Loreto Paras-Sulit | |
Birth Date: | 10 December 1908 |
Birth Place: | Ermita, Manila, Philippine Islands |
Occupation: | writer |
Nationality: | Filipino |
Genre: | Short story |
Loreto Paras-Sulit (December 10, 1908 – April 23, 2008) was a Filipino writer best known for her English-language short stories.
Paras-Sulit was born in Ermita, Manila.[1] After finishing her secondary education in Manila, she entered the University of the Philippines, where she first gained notice for her short fiction. While at the university, she co-founded the U.P. Writer's Club in 1927 along with other student-writers such as Arturo Rotor and Jose Garcia Villa. She graduated with a Bachelor of Science degree in education, magna cum laude, in 1930.
Paras-Sulit would join the faculty of Florentino Torres High School as an English teacher[1] while maintaining an active writing career. She was a member of the Philippine Writers Association and the Literary Guild of the Philippines. In the 1940s, she joined the Philippine National Red Cross, of which she served as secretary-general for several decades. While at the Red Cross, she shifted her focus to short stories for children, publishing several works of that variety at the Philippine Junior Red Cross Magazine.[1] She retired from public life after retiring from the Red Cross, dying in April, 2008 at the age of 99.[2]

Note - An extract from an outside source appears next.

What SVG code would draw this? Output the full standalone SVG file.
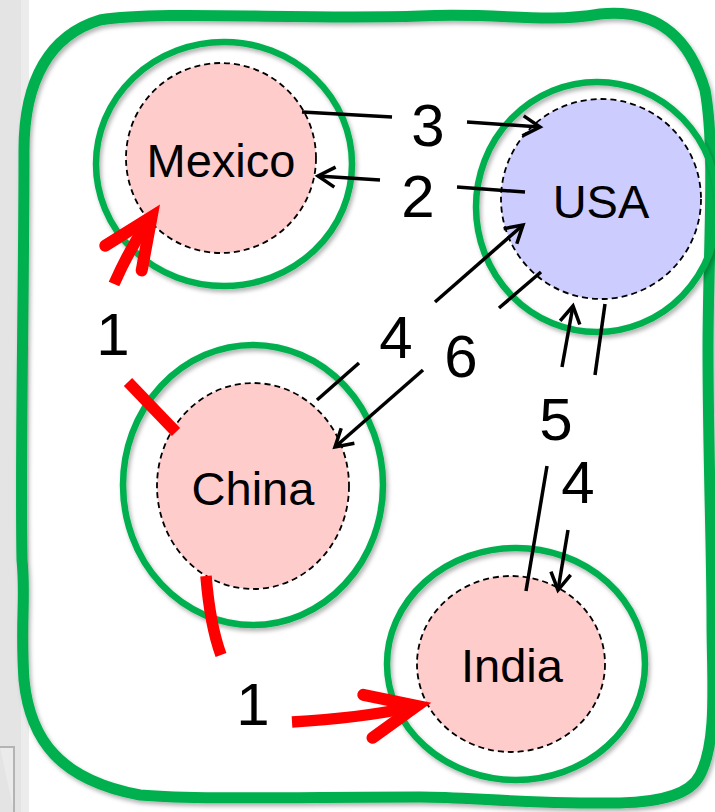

Paras-Sulit was considered at her productive peak during the period from 1927 to 1937. Her contemporary at the University of the Philippines, Jose Garcia Villa, was an admirer of her works,[3] and included several of her short stories in his annual honor roll of short fiction.[1] The novelist Juan Laya extolled her in 1951 as "one of the few remaining great pioneers of Philippine literature in English. Many of her stories remain unsurpassed in this day in sensitivity and depth of feeling."[1]